The Associations strongly believe that the focus of the review should be to simplify the rules, to increase the efficiency of the requirements and to reduce disproportionate costs and burdens imposed by the current MiFID II/R framework. Some of these suggested clarifications or simplification would require changes to the level 1 texts whereas others can be done through a revision of level 2 measures (Regulatory Technical Standards or Implementing Technical Standards) or level 3 Q&As.

The Associations strongly believe that the approach should be a ‘Refit’ of MiFID II/ MiFIR and that a complete re-write of the existing legislation would be inappropriate. Not only has MiFID II/R been implemented relatively recently but the industry, as well as regulators, are currently facing considerable uncertainty and implementation challenges associated with Brexit. As an example, where the framework is based on EU metrics (e.g. the systematic internaliser regime or calibration of the transparency regime), ESMA should concentrate on the impact of Brexit and the calibration of rules once UK data is no longer included in the calculation of the EU metrics.

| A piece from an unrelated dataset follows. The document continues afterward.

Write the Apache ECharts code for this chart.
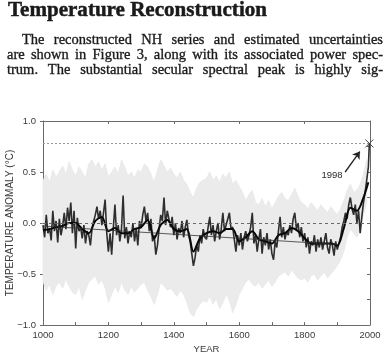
<!DOCTYPE html>
<html><head><meta charset="utf-8">
<script src="https://cdn.jsdelivr.net/npm/echarts@6/dist/echarts.min.js"></script>
<style>html,body{margin:0;padding:0;background:#fff}#c{width:386px;height:355px}</style>
</head><body><div id="c"></div>
<script>
// ---------- text ----------
const headingText = 'Temperature Reconstruction';
const paragraphLines = [
  'The reconstructed NH series and estimated uncertainties',
  'are shown in Figure 3, along with its associated power spec-',
  'trum.  The substantial secular spectral peak is highly sig-'
];
const yAxisTitle = 'TEMPERATURE ANOMALY (°C)';
const xAxisTitle = 'YEAR';
const annotationText = '1998';

// ---------- data ----------
const annualStart = 1000, annualStep = 5;
const annualValues = [
  -0.02,-0.14,0.08,-0.10,-0.05,-0.17,0.12,-0.08,0.02,-0.19,
  0.04,-0.12,-0.03,0.10,-0.06,0.15,0.02,0.20,-0.10,0.12,
  -0.25,0.05,-0.08,-0.04,-0.15,-0.02,-0.20,-0.08,-0.12,-0.22,
  -0.05,0.02,0.08,0.16,0.04,0.12,-0.02,0.10,0.23,-0.10,
  -0.28,-0.10,-0.31,-0.05,0.18,-0.12,-0.02,-0.18,-0.06,0.27,
  -0.15,-0.04,-0.20,-0.08,-0.14,0.00,-0.18,-0.06,-0.22,0.02,
  -0.05,0.08,0.16,0.02,0.10,-0.08,0.04,-0.18,-0.12,-0.31,
  -0.22,-0.06,0.08,0.02,0.25,-0.02,0.12,0.04,-0.04,0.06,
  -0.12,0.00,-0.16,-0.05,-0.10,0.02,-0.14,-0.04,0.03,-0.12,
  -0.18,-0.30,-0.42,-0.34,-0.22,-0.28,-0.12,-0.20,-0.06,-0.14,
  -0.16,-0.04,0.06,-0.12,-0.02,-0.18,-0.08,0.00,-0.16,-0.06,
  0.10,-0.08,-0.02,0.04,0.10,-0.06,-0.04,-0.16,-0.28,-0.12,
  -0.22,-0.10,-0.26,-0.14,-0.08,-0.18,-0.12,-0.04,0.10,-0.20,
  -0.12,-0.28,-0.16,-0.06,-0.30,-0.14,-0.22,-0.10,-0.26,-0.16,
  -0.30,-0.36,-0.18,-0.24,-0.08,0.06,-0.14,-0.04,-0.16,-0.08,
  -0.12,-0.02,-0.10,0.04,0.10,-0.06,0.00,-0.14,-0.04,-0.18,
  -0.10,-0.24,-0.14,-0.30,-0.18,-0.22,-0.12,-0.28,-0.16,-0.24,
  -0.14,-0.26,-0.18,-0.10,-0.24,-0.30,-0.16,-0.22,-0.32,-0.18,
  -0.26,-0.20,-0.14,-0.04,0.02,0.10,0.04,0.18,0.25,0.14,
  0.08,0.18,0.00,0.12,-0.10,0.06,0.20,0.30,0.42,0.55
];
const peakYear = 1998, peakValue = 0.78;

const smoothStart = 1000, smoothStep = 20, smoothLastYear = 1995;
const smoothValues = [
  -0.07,-0.06,-0.04,-0.03,0.00,0.00,-0.06,-0.10,0.02,0.06,
  -0.08,-0.05,-0.10,-0.10,-0.06,-0.04,0.03,-0.15,-0.02,0.03,
  -0.06,-0.08,-0.06,-0.28,-0.15,-0.10,-0.08,-0.10,-0.06,-0.06,
  -0.18,-0.14,-0.08,-0.16,-0.18,-0.20,-0.12,-0.10,-0.05,-0.08,
  -0.15,-0.20,-0.20,-0.20,-0.20,-0.22,-0.05,0.15,0.12,0.25,0.40
];

const bandStart = 1000, bandStep = 10;
const bandHigh = [
  0.42,0.48,0.40,0.52,0.45,0.50,0.56,0.48,0.60,0.52,
  0.46,0.55,0.50,0.44,0.58,0.62,0.55,0.60,0.52,0.58,
  0.45,0.50,0.55,0.48,0.62,0.55,0.46,0.50,0.44,0.52,
  0.50,0.58,0.55,0.48,0.40,0.52,0.62,0.56,0.50,0.54,
  0.48,0.44,0.50,0.42,0.38,0.30,0.25,0.34,0.40,0.42,
  0.44,0.50,0.42,0.46,0.40,0.48,0.44,0.50,0.38,0.42,
  0.36,0.30,0.22,0.28,0.32,0.20,0.18,0.24,0.16,0.22,
  0.14,0.20,0.26,0.30,0.24,0.22,0.28,0.34,0.26,0.20,
  0.18,0.14,0.20,0.16,0.12,0.18,0.14,0.10,0.16,0.12,
  0.08,0.14,0.22,0.32,0.38,0.30,0.32,0.38,0.48,0.62
];
const bandLow = [
  -0.58,-0.66,-0.60,-0.70,-0.62,-0.58,-0.64,-0.55,-0.62,-0.68,
  -0.70,-0.62,-0.75,-0.66,-0.58,-0.55,-0.52,-0.60,-0.56,-0.64,
  -0.78,-0.70,-0.62,-0.68,-0.58,-0.66,-0.70,-0.62,-0.68,-0.64,
  -0.60,-0.58,-0.66,-0.72,-0.80,-0.70,-0.58,-0.62,-0.66,-0.64,
  -0.68,-0.72,-0.66,-0.70,-0.78,-0.88,-0.92,-0.84,-0.80,-0.76,
  -0.78,-0.72,-0.80,-0.74,-0.84,-0.78,-0.70,-0.76,-0.88,-0.80,
  -0.70,-0.64,-0.58,-0.55,-0.60,-0.62,-0.58,-0.64,-0.60,-0.56,
  -0.62,-0.58,-0.52,-0.50,-0.48,-0.52,-0.46,-0.50,-0.54,-0.56,
  -0.54,-0.58,-0.52,-0.50,-0.56,-0.52,-0.48,-0.54,-0.50,-0.46,
  -0.42,-0.36,-0.28,-0.14,-0.06,-0.10,-0.14,-0.06,0.08,0.20
];

const trendYears = [1000, 1900];
const trendValues = [-0.03, -0.21];

const zeroLevel = 0.0;
const arrowFrom = [1924, 0.50];
const arrowTo = [1969, 0.70];
const annotationAt = [1884, 0.47];

const xMin = 1000, xMax = 2000, xLabelStep = 200, xTickStep = 100;
const yMin = -1, yMax = 1, yLabelStep = 0.5, yRightTickStep = 0.25;

// ---------- build series data ----------
const annualData = annualValues.map((v, i) => [annualStart + i * annualStep, v]);
annualData.push([peakYear, peakValue]);
const smoothData = smoothValues.map((v, i) => {
  const yr = (i < smoothValues.length - 1) ? smoothStart + i * smoothStep : smoothLastYear;
  return [yr, v];
});
const bandYears = bandHigh.map((_, i) => bandStart + i * bandStep);
const bandData = bandYears.map((y, i) => [y, bandLow[i], bandHigh[i]]);
const trendData = trendYears.map((y, i) => [y, trendValues[i]]);

// ---------- text layout helpers ----------
const mctx = document.createElement('canvas').getContext('2d');
function measure(t, font) { mctx.font = font; return mctx.measureText(t).width; }
const serif = '"Liberation Serif", "Times New Roman", serif';
const textColor = '#1a1a1a';

function textEl(str, x, baseline, fs, weight) {
  return {
    type: 'text', x: x, y: baseline - 0.22 * fs, silent: true,
    style: { text: str, fontSize: fs, fontFamily: serif, fontWeight: weight, fill: textColor,
             stroke: '#2a2a2a', lineWidth: weight === 'bold' ? 0.5 : 0.35,
             align: 'left', textAlign: 'left', verticalAlign: 'middle', textVerticalAlign: 'middle' }
  };
}
function justifiedLine(str, x0, x1, baseline, fs) {
  const words = str.split(/\s+/);
  const font = fs + 'px ' + serif;
  const widths = words.map(w => measure(w, font));
  const total = widths.reduce((a, b) => a + b, 0);
  const gap = (x1 - x0 - total) / (words.length - 1);
  const out = [];
  let x = x0;
  words.forEach((w, i) => { out.push(textEl(w, x, baseline, fs, 'normal')); x += widths[i] + gap; });
  return out;
}

const graphics = [];
const headW = measure(headingText, 'bold 18px ' + serif);
const headFs = 18 * (267 - 8) / headW;
graphics.push(textEl(headingText, 8, 15, headFs, 'bold'));
const natW = measure(paragraphLines[1], '13px ' + serif);
const paraFs = Math.min(14.5, 13 * (383 - 7) / natW);
const lineSpecs = [[22, 383, 43], [7, 383, 58], [7, 383, 73.5]];
paragraphLines.forEach((ln, i) => {
  graphics.push(...justifiedLine(ln, lineSpecs[i][0], lineSpecs[i][1], lineSpecs[i][2], paraFs));
});

// ---------- chart ----------
const axisColor = '#6a6a6a';
const sans = '"Liberation Sans", Arial, sans-serif';
const labelStyle = { color: '#3a3a3a', fontSize: 9.5, fontFamily: sans };
const chart = echarts.init(document.getElementById('c'), null, { renderer: 'canvas' });

chart.setOption({
  animation: false,
  backgroundColor: '#ffffff',
  graphic: graphics,
  grid: { left: 43, right: 16, top: 121, bottom: 30, containLabel: false, outerBoundsMode: 'none' },
  xAxis: [
    {
      type: 'value', min: xMin, max: xMax, interval: xTickStep, position: 'bottom',
      axisLine: { show: true, onZero: false, lineStyle: { color: axisColor, width: 1 } },
      axisTick: { show: true, length: 3, inside: true, lineStyle: { color: axisColor } },
      axisLabel: Object.assign({ margin: 5, formatter: v => (v % xLabelStep === 0 ? String(v) : ''), showMinLabel: true, showMaxLabel: true }, labelStyle),
      splitLine: { show: false },
      name: xAxisTitle, nameLocation: 'middle', nameGap: 19, nameMoveOverlap: false,
      nameTextStyle: { color: '#3a3a3a', fontSize: 9.5, fontFamily: sans }
    },
    {
      type: 'value', min: xMin, max: xMax, interval: xLabelStep, position: 'top',
      axisLine: { show: true, onZero: false, lineStyle: { color: axisColor, width: 1 } },
      axisTick: { show: true, length: 3, inside: true, lineStyle: { color: axisColor } },
      axisLabel: { show: false }, splitLine: { show: false }
    }
  ],
  yAxis: [
    {
      type: 'value', min: yMin, max: yMax, interval: yLabelStep, position: 'left',
      axisLine: { show: true, onZero: false, lineStyle: { color: axisColor, width: 1 } },
      axisTick: { show: true, length: 3, inside: false, lineStyle: { color: axisColor } },
      axisLabel: Object.assign({ margin: 7, formatter: v => (v < 0 ? '\u2212' : '') + Math.abs(v).toFixed(1) }, labelStyle),
      splitLine: { show: false },
      name: yAxisTitle, nameLocation: 'middle', nameGap: 28, nameMoveOverlap: false,
      nameTextStyle: { color: '#3a3a3a', fontSize: 10, fontFamily: sans }
    },
    {
      type: 'value', min: yMin, max: yMax, interval: yRightTickStep, position: 'right',
      axisLine: { show: true, onZero: false, lineStyle: { color: axisColor, width: 1 } },
      axisTick: { show: true, length: 3, inside: true, lineStyle: { color: axisColor } },
      axisLabel: { show: false }, splitLine: { show: false }
    }
  ],
  series: [
    {
      type: 'custom', name: 'uncertainty', xAxisIndex: 0, yAxisIndex: 0, z: 1, silent: true,
      data: bandData,
      renderItem: function (params, api) {
        if (params.dataIndex !== 0) return null;
        const top = bandYears.map((y, i) => api.coord([y, bandHigh[i]]));
        const bot = bandYears.map((y, i) => api.coord([y, bandLow[i]])).reverse();
        return { type: 'polygon', shape: { points: top.concat(bot) }, style: { fill: '#ebebeb', stroke: '#e4e4e4', lineWidth: 0.6 } };
      }
    },
    {
      type: 'line', name: 'annual', data: annualData, xAxisIndex: 0, yAxisIndex: 0, z: 3,
      showSymbol: false, lineStyle: { color: '#2e2e2e', width: 1.6 }, silent: true,
      markLine: {
        silent: true, symbol: ['none', 'none'], label: { show: false },
        data: [
          { yAxis: zeroLevel, lineStyle: { color: '#6a6a6a', type: [3, 3], width: 1 } },
          { yAxis: peakValue, lineStyle: { color: '#9a9a9a', type: [2, 2], width: 1 } },
          [
            { coord: arrowFrom, symbol: 'none', lineStyle: { color: '#222', width: 1.3, type: 'solid' } },
            { coord: arrowTo, symbol: 'arrow', symbolSize: 7 }
          ]
        ]
      },
      markPoint: {
        silent: true,
        data: [
          { coord: annotationAt, symbol: 'circle', symbolSize: 1, itemStyle: { color: 'rgba(0,0,0,0)' },
            label: { show: true, position: 'inside', formatter: annotationText, color: '#2a2a2a', fontSize: 9.5, fontFamily: sans } },
          { coord: [peakYear, peakValue], symbol: 'path://M0,0L10,10M10,0L0,10', symbolSize: 8,
            itemStyle: { color: 'none', borderColor: '#444', borderWidth: 1 }, label: { show: false } }
        ]
      }
    },
    {
      type: 'line', name: 'smoothed', data: smoothData, xAxisIndex: 0, yAxisIndex: 0, z: 4,
      showSymbol: false, smooth: 0.3, lineStyle: { color: '#080808', width: 2 }, silent: true
    },
    {
      type: 'line', name: 'trend', data: trendData, xAxisIndex: 0, yAxisIndex: 0, z: 5,
      showSymbol: false, lineStyle: { color: '#333', width: 0.8 }, silent: true
    }
  ]
});
</script>
</body></html>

The Associations also have strong concerns that the European legislation does not provide a horizontal approach to regulatory reporting. The co-existence of many different overlapping and sometimes inconsistent reporting regimes (MiFID II/R, Short Selling Regulation (SSR), Securities Financing Transactions Regulation (SFTR), Regulation on Wholesale Energy Market Integrity and transparency, (REMIT) is considered an area where European policy makers should seek a more harmonised regulatory framework in line with the European Commission’s commitment to better regulation. The Associations support the EC’s Fitness Check on Supervisory Reporting that was launched in December 2017 and believe it would be sensible for any adjustments to MiFID II/R reporting to be coordinated with any plans that the EC has under the Fitness Check on Supervisory Reporting.

The Associations recommend the recognition of equivalence between EU and UK financial services rules and trading venues after Brexit as critical for the continuity of financial services activities. The UK has on-shored EU financial legislation and aims to remain aligned to the existing EU framework. When considering new legislative proposals, both the EU policy makers and the UK authorities will need to pay attention to the risk of misalignment between both regimes.

More specifically, the Associations support improvements to the existing framework. Data and reporting, mandatory systematic internaliser regime, transparency and equivalence of trading venues are the main areas of concerns for the Associations’ members. The other areas where re-calibration or clarifications would be deserved include the treatment of packages under the transparency regime and the derivatives trading obligation, the commodity derivatives position limits and hedging exemption, the costs and charges rules and the consolidated tape for non-equity financial instruments.